2) I've never ever seen speeds below 1mbps while on 3G anywhere I've been so far (from Chicago to St Louis)
Go hijack another thread elsewhere
1. I've already provided screenshots of speed tests on this forum and another. The screenshots came from different devices, so the speeds are reliable. They're slow. I was getting 150-250k.
Secondly, you're not really that well traveled. I've been dealing with the Coverage gaps on T-Mobile from Louisiana to Chicago to Harrisburg (Pa) to Baltimore to Richmond, and other places. All of which I've been to in the past 8 months or so. Chicago to St Louis wow, I mean... You're Gulliver now man!!!
I already said their coverage is decent in metro areas since any carrier with a clue will make sure they double down in high population areas like that. Where they fail is the in betweens - areas that Verizon and AT&T are addressing but Sprint and T-Mobile are leaving neglected.
Why are you baiting me is a more apt observation to your post, though.
T-Mobile's prices are good - it's why I left AT&T for them to begin with, but it turned out to be not worth it for me.
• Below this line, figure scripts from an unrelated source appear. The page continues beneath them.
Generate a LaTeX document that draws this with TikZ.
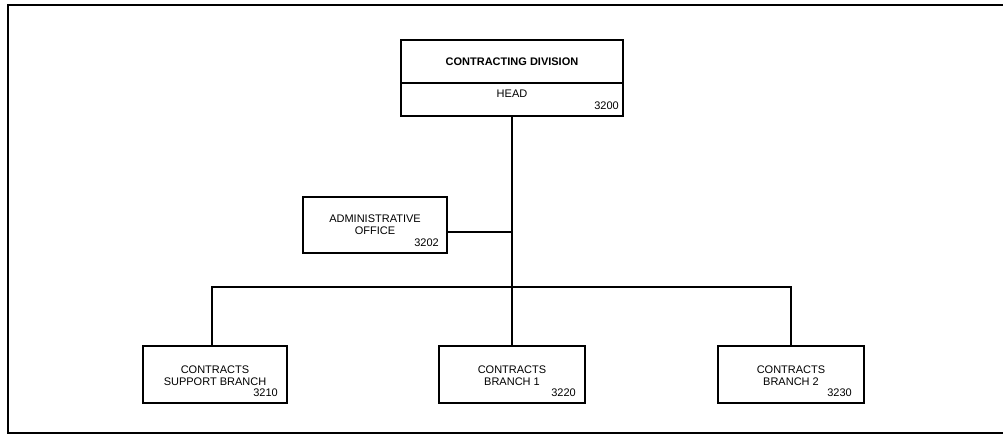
\documentclass[tikz,border=0pt]{standalone}
\usepackage{fontspec}
\setmainfont{Liberation Sans}
\usetikzlibrary{calc}
\begin{document}
\begin{tikzpicture}[x=1pt,y=-1pt,
  box/.style={draw, line width=1.6pt, inner sep=0pt, fill=white},
  txt/.style={inner sep=0pt, align=center, font=\fontsize{11}{12}\selectfont},
  num/.style={inner sep=0pt, font=\fontsize{11}{12}\selectfont, anchor=base east},
  conn/.style={line width=1.6pt}]
\useasboundingbox (0,0) rectangle (1003,435);
\draw[line width=1.6pt] (1004,5) -- (8,5) -- (8,433) -- (1004,433);
\coordinate (jc) at (512,287);
\coordinate (jl) at (212,287);
\coordinate (jr) at (791,287);
\coordinate (ja) at (512,232);
% boxes
\node[box, minimum width=222, minimum height=76] (top) at (512,78) {};
\draw[line width=1.6pt] (top.west |- 0,83) -- (top.east |- 0,83);
\node[txt, anchor=base, font=\fontsize{11}{12}\selectfont\bfseries] (topt) at (512,66) {CONTRACTING DIVISION};
\node[txt, anchor=base] (toph) at (512,98) {HEAD};
\node[num] (topn) at (619,110) {3200};

\node[box, minimum width=144, minimum height=56] (adm) at (375,225) {};
\node[txt, anchor=base] (admt) at (375,235) {ADMINISTRATIVE\\OFFICE};
\node[num] (admn) at (439,247) {3202};

\node[box, minimum width=144, minimum height=57] (b1) at (215,374.5) {};
\node[txt, anchor=base] (b1t) at (215,385) {CONTRACTS\\SUPPORT BRANCH};
\node[num] (b1n) at (278,396) {3210};

\node[box, minimum width=146, minimum height=57] (b2) at (512,374.5) {};
\node[txt, anchor=base] (b2t) at (512,385) {CONTRACTS\\BRANCH 1};
\node[num] (b2n) at (576,396) {3220};

\node[box, minimum width=146, minimum height=57] (b3) at (791,374.5) {};
\node[txt, anchor=base] (b3t) at (791,385) {CONTRACTS\\BRANCH 2};
\node[num] (b3n) at (852,396) {3230};

\draw[conn] (top.south) -- (jc) -- (b2.north);
\draw[conn] (adm.east |- ja) -- (ja);
\draw[conn] (jl |- b1.north) -- (jl) -- (jr) -- (jr |- b3.north);
\end{tikzpicture}
\end{document}
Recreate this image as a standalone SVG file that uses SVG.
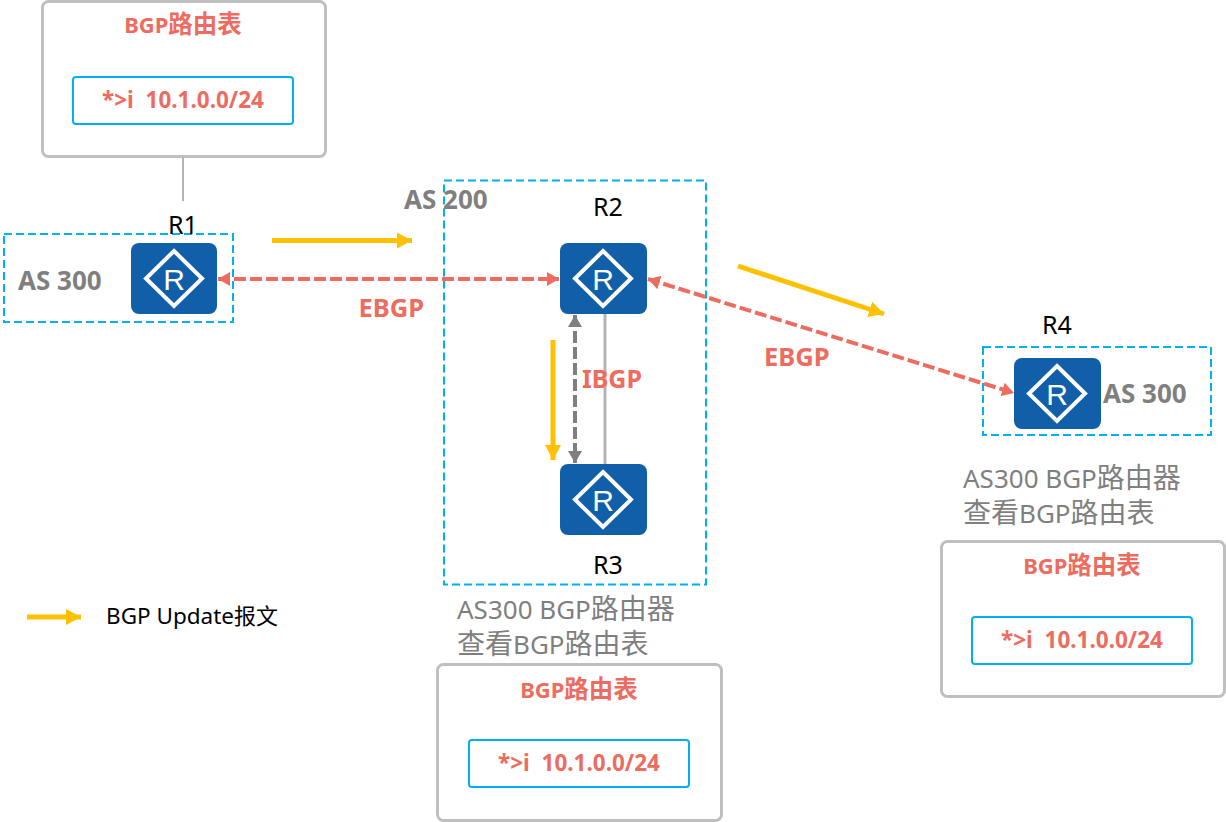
<svg xmlns="http://www.w3.org/2000/svg" width="1226" height="822" viewBox="0 0 1226 822">
<style>
text{font-family:"Noto Sans","Open Sans","Noto Sans CJK SC",sans-serif}
.panel{fill:#fff;stroke:#bfbfbf;stroke-width:3}
.entry{fill:#fff;stroke:#00b0f0;stroke-width:2}
.as{fill:none;stroke:#00b0f0;stroke-width:2;stroke-dasharray:8 4}
.red{fill:#ee6c5f;font-weight:700}
.gray{fill:#7f7f7f;font-weight:700}
.note{fill:#7f7f7f;font-size:26px;font-weight:400}
.cjk{font-size:28px}
.title{font-size:22px;text-anchor:middle}
.title .big{font-size:24.500px}
.rec{font-size:22.500px;text-anchor:middle}
.name{fill:#000;font-size:25px}
.body{fill:#115fa8}
.dia{fill:none;stroke:#fff;stroke-width:4}
.rr{fill:#fff;font-family:"Liberation Sans",sans-serif;font-size:30px;text-anchor:middle}
.link{stroke:#b3b3b3;stroke-width:2;fill:none}
.y{stroke:#ffc000;stroke-width:5;fill:none;marker-end:url(#ya)}
.e{stroke:#ee6c5f;stroke-width:4;stroke-dasharray:12 4;fill:none;marker-start:url(#ra);marker-end:url(#ra)}
.i{stroke:#7f7f7f;stroke-width:4;stroke-dasharray:12 4;fill:none;marker-start:url(#ga);marker-end:url(#ga)}
</style>
<defs>
<marker id="ya" markerUnits="userSpaceOnUse" markerWidth="16" markerHeight="16" refX="15" refY="8" orient="auto"><path d="M0 0L15 8L0 16Z" fill="#ffc000"/></marker>
<marker id="ra" markerUnits="userSpaceOnUse" markerWidth="13" markerHeight="14" refX="12" refY="7" orient="auto-start-reverse"><path d="M0 0L12 7L0 14Z" fill="#ee6c5f"/></marker>
<marker id="ga" markerUnits="userSpaceOnUse" markerWidth="13" markerHeight="14" refX="12" refY="7" orient="auto-start-reverse"><path d="M0 0L12 7L0 14Z" fill="#7f7f7f"/></marker>
</defs>

<g id="as-boxes">
<rect class="as" x="4" y="234" width="229" height="88"/>
<rect class="as" x="444" y="180.500" width="262" height="404"/>
<rect class="as" x="983" y="347" width="228" height="88"/>
</g>

<g id="connectors">
<line class="link" x1="183" y1="158" x2="183" y2="201"/>
<line class="link" x1="605" y1="314" x2="605" y2="464" style="stroke-width:3"/>
<line class="e" x1="218" y1="279" x2="559" y2="279"/>
<line class="e" x1="648" y1="279" x2="1014" y2="393"/>
<line class="i" x1="575" y1="315" x2="575" y2="463"/>
<line class="y" x1="272" y1="240.500" x2="412" y2="240.500"/>
<line class="y" x1="738" y1="266" x2="884" y2="314"/>
<line class="y" x1="553" y1="340" x2="553" y2="460"/>
<line class="y" x1="27" y1="617" x2="81" y2="617"/>
</g>

<g id="panel-r1">
<rect class="panel" x="42.500" y="1.500" width="283" height="155" rx="6"/>
<text class="red title" x="183" y="33">BGP<tspan class="big">路由表</tspan></text>
<rect class="entry" x="73" y="77" width="220" height="47" rx="3"/>
<text class="red rec" x="183" y="108" xml:space="preserve">*&gt;i  10.1.0.0/24</text>
</g>
<g id="panel-r3">
<rect class="panel" x="437.500" y="664.500" width="284" height="156" rx="6"/>
<text class="red title" x="579" y="698">BGP<tspan class="big">路由表</tspan></text>
<rect class="entry" x="469" y="740" width="220" height="47" rx="3"/>
<text class="red rec" x="579" y="771" xml:space="preserve">*&gt;i  10.1.0.0/24</text>
</g>
<g id="panel-r4">
<rect class="panel" x="941.500" y="541.500" width="283" height="155" rx="6"/>
<text class="red title" x="1082" y="574">BGP<tspan class="big">路由表</tspan></text>
<rect class="entry" x="972" y="617" width="220" height="47" rx="3"/>
<text class="red rec" x="1082" y="648" xml:space="preserve">*&gt;i  10.1.0.0/24</text>
</g>

<g id="r1">
<rect class="body" x="131" y="243" width="86" height="71" rx="8"/>
<path class="dia" d="M174 251L202 278.500L174 306L146 278.500Z"/>
<text class="rr" x="174" y="290">R</text>
<text class="name" x="183" y="234" text-anchor="middle">R1</text>
</g>
<g id="r2">
<rect class="body" x="560" y="243" width="87" height="71" rx="8"/>
<path class="dia" d="M603 251L631 278.500L603 306L575 278.500Z"/>
<text class="rr" x="603" y="290">R</text>
<text class="name" x="608" y="216" text-anchor="middle">R2</text>
</g>
<g id="r3">
<rect class="body" x="560" y="464" width="87" height="71" rx="8"/>
<path class="dia" d="M603 472L631 499.500L603 527L575 499.500Z"/>
<text class="rr" x="603" y="511">R</text>
<text class="name" x="608" y="574" text-anchor="middle">R3</text>
</g>
<g id="r4">
<rect class="body" x="1014" y="358" width="87" height="71" rx="8"/>
<path class="dia" d="M1057 366L1085 393.500L1057 421L1029 393.500Z"/>
<text class="rr" x="1057" y="405">R</text>
<text class="name" x="1057" y="334" text-anchor="middle">R4</text>
</g>

<g id="labels">
<text class="gray" x="18" y="290" font-size="26">AS 300</text>
<text class="gray" x="404" y="209" font-size="26">AS 200</text>
<text class="gray" x="1103" y="403" font-size="26">AS 300</text>
<text class="red" x="358.500" y="317" font-size="25.500">EBGP</text>
<text class="red" x="764" y="366" font-size="25.500">EBGP</text>
<text class="red" x="582" y="388" font-size="25">IBGP</text>
<text class="note" x="963" y="488">AS300 BGP<tspan class="cjk">路由器</tspan></text>
<text class="note" x="963" y="523"><tspan class="cjk">查看</tspan>BGP<tspan class="cjk">路由表</tspan></text>
<text class="note" x="457" y="619">AS300 BGP<tspan class="cjk">路由器</tspan></text>
<text class="note" x="457" y="654"><tspan class="cjk">查看</tspan>BGP<tspan class="cjk">路由表</tspan></text>
<text x="106" y="624" font-size="22.500" fill="#000">BGP Update<tspan font-size="22">报文</tspan></text>
</g>
</svg>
I use < 100 minutes a month. I require better data speeds and better data coverage, and they simply aren't even close to being competitive with Big Red/Blue for someone like me who travels between more than two metro cities.
It's best if you look at them as if they were a regional carrier, because their nationwide coverage gaps give that impression. Sprint is very similar in that respect. AT&T and Verizon are the only ones aggressively addressing their coverage gaps, especially AT&T. If they tell you a tower's going up in 6 months chances are it'll be there in 4. Just from my experience dealing with them.
The embarassing part about it is that they have stores in rather populous cities down south but even the phones in the store struggle to maintain 2 bars of GPRS in there. How do you expect to sell that service with those conditions?